Additional infrastructure and monitoring costs from instrumenting an existing system, as distributed tracing can lead to an increase in communication and data exchange between services
Manual instrumentation in some cases, which can be expensive in time and resources
Some distributed tracing platforms randomly sample traces whenever a request begins, and this can lead to missing or incomplete traces
Unless your distributed tracing platform is end-to-end, a trace ID is only created for a request when it reaches the first backend service, which means you won’t have visibility into the corresponding user session in the frontend

How can you implement distributed tracing?

Distributed tracing is a problem to solve on the application side. You need proper instrumentation to implement it. Traefik Proxy is a reverse proxy that helps, as it allows you to detect the traffic that is entering and exiting a service. It forwards traffic to the back-end service. It integrates with a number of industry-standard tracing backends to track requests through a user’s microservice architecture, namely Jaeger, OpenTracing, and Zipkin.

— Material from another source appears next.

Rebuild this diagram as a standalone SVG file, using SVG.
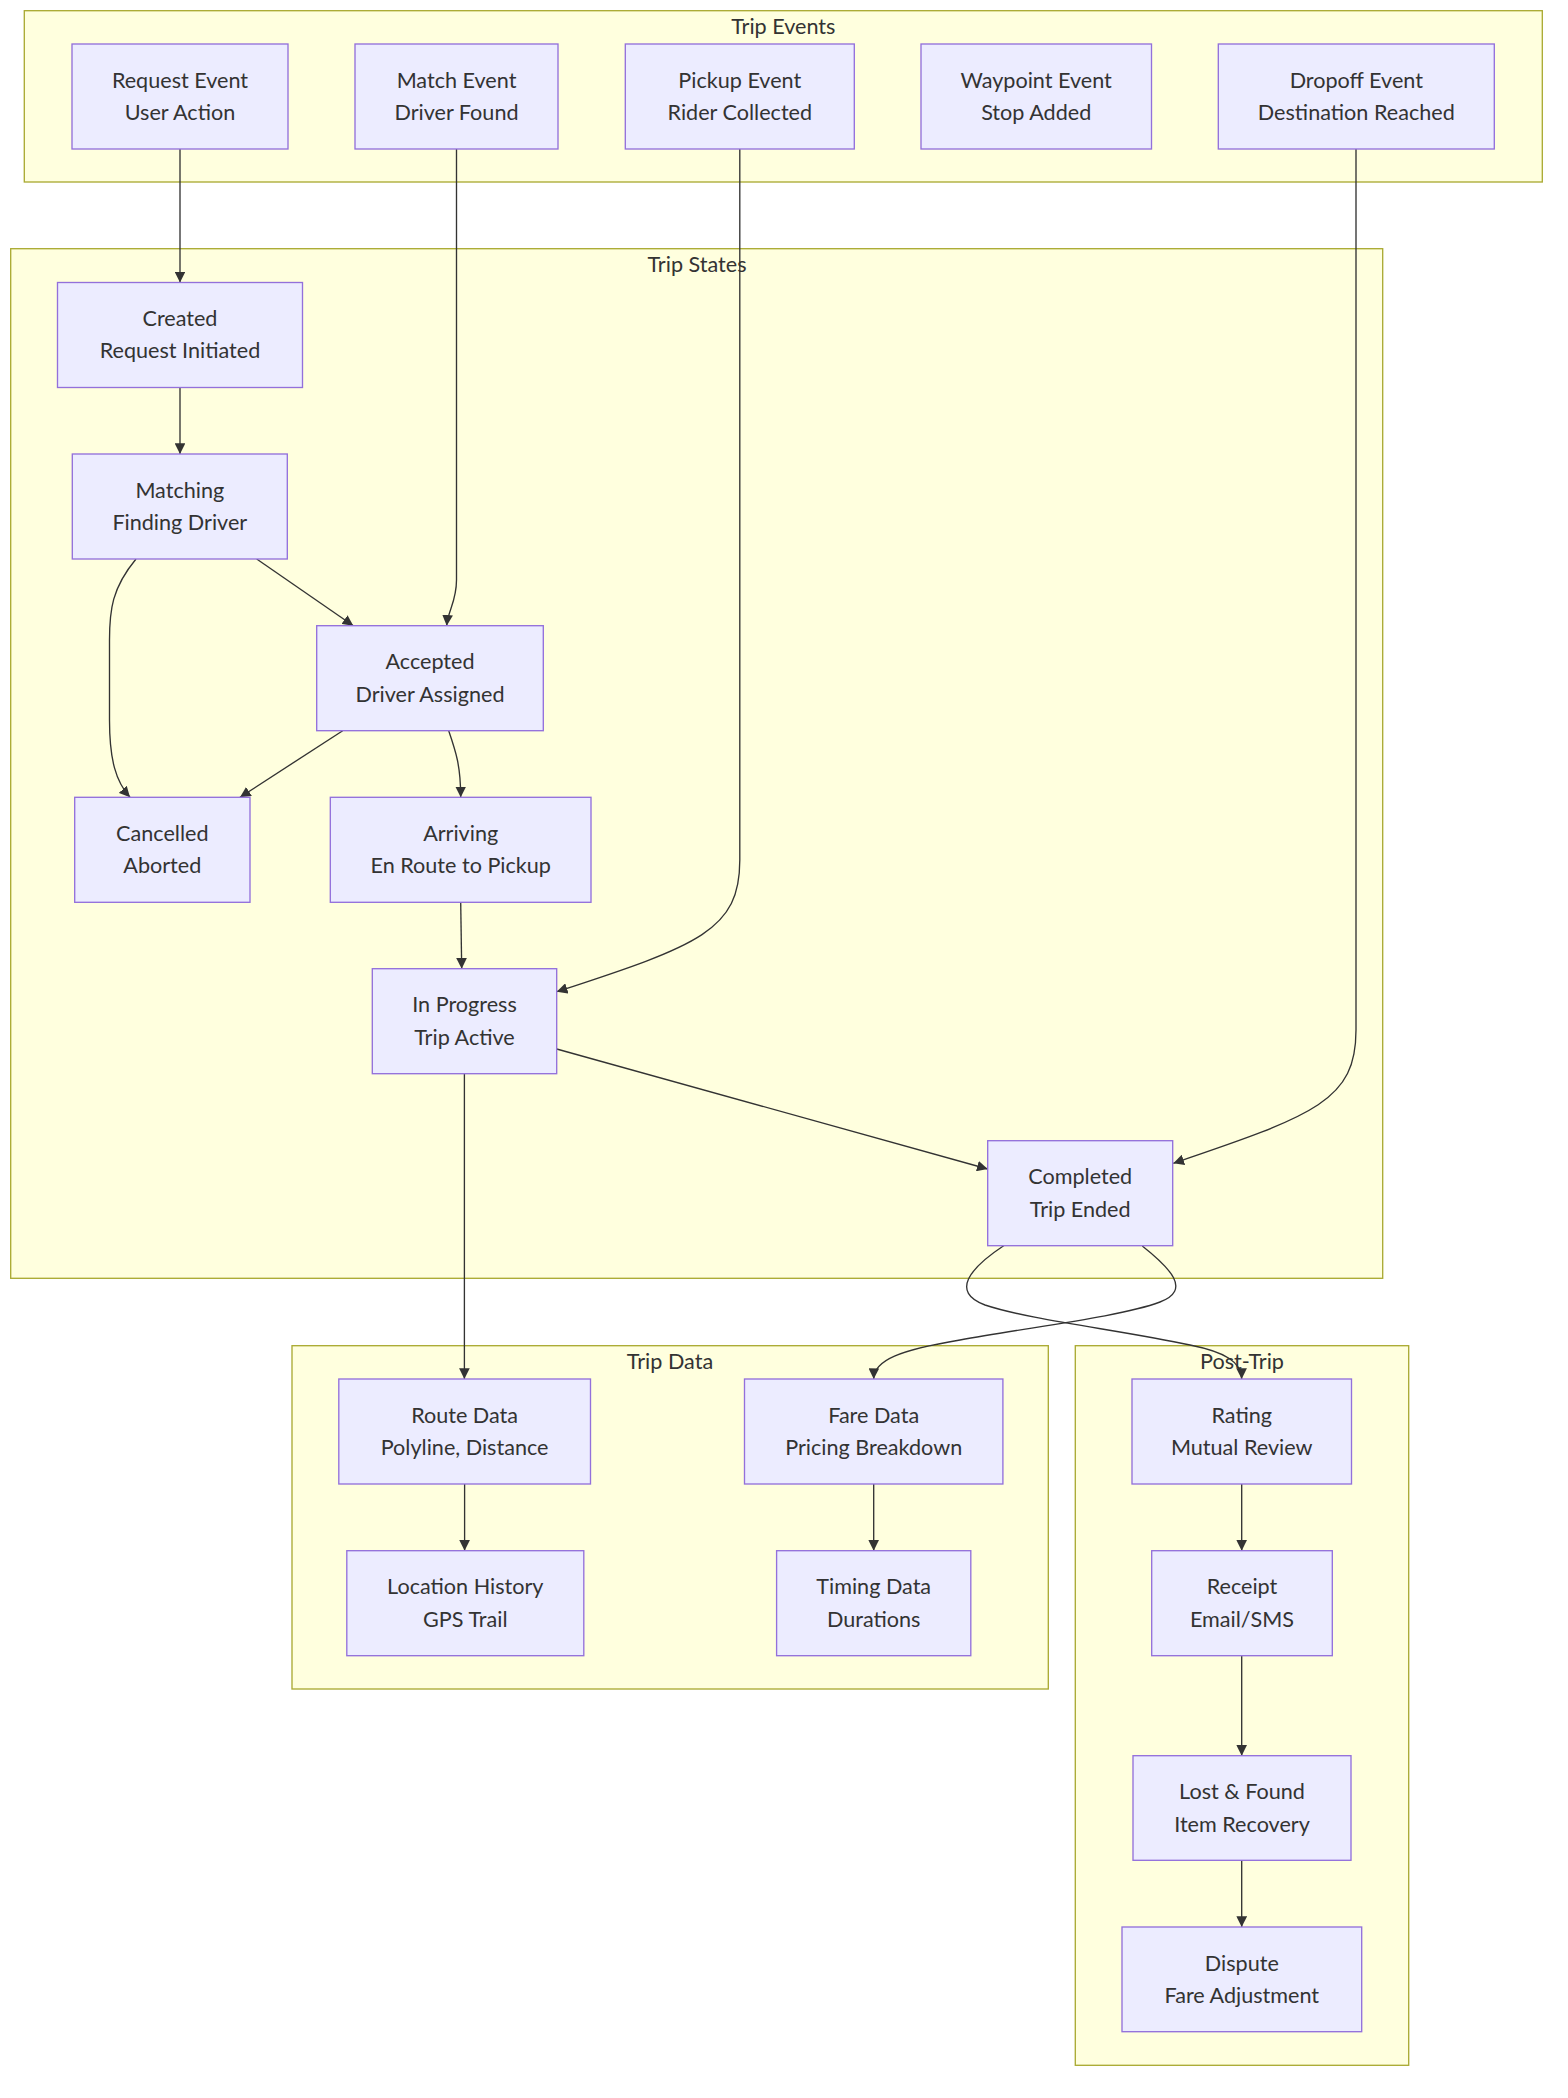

Jaeger is an open source tool that was created by Uber in 2015 and consists of instrumentation SDKs, a backend for data collection and storage, a UI for data visualization, and a Spark/Flink framework for aggregate trace analysis. With Traefik Proxy, you can enable the Jaeger tracer to perform observability.

OpenTracing provides vendor-neutral APIs and instrumentation for distributed tracing. It consists of an API specification, frameworks, and libraries that have implemented the specification, and documentation for the project. It lets developers add instrumentation to application code with APIs that do involve vendor or product lock-in. The Jaeger data model is also compatible with OpenTracing.

Zipkin is a distributed tracing system that gathers timing data needed to troubleshoot latency problems in service architectures. It allows you to collect and search for data. Traefik Proxy includes an integration with Zipkin that you can use to enable the Zipkin tracer.

Overall, distributed tracing is a powerful tool that provides an unprecedented level of visibility into the performance and reliability of a distributed system. By utilizing distributed tracing, it is possible to identify bottlenecks and latency quickly and accurately, as well as gain key insights into the user experience. Traefik Proxy includes integrations with leading, open source tools for distributed tracing, so developers can visualize call flows easily in their architectures.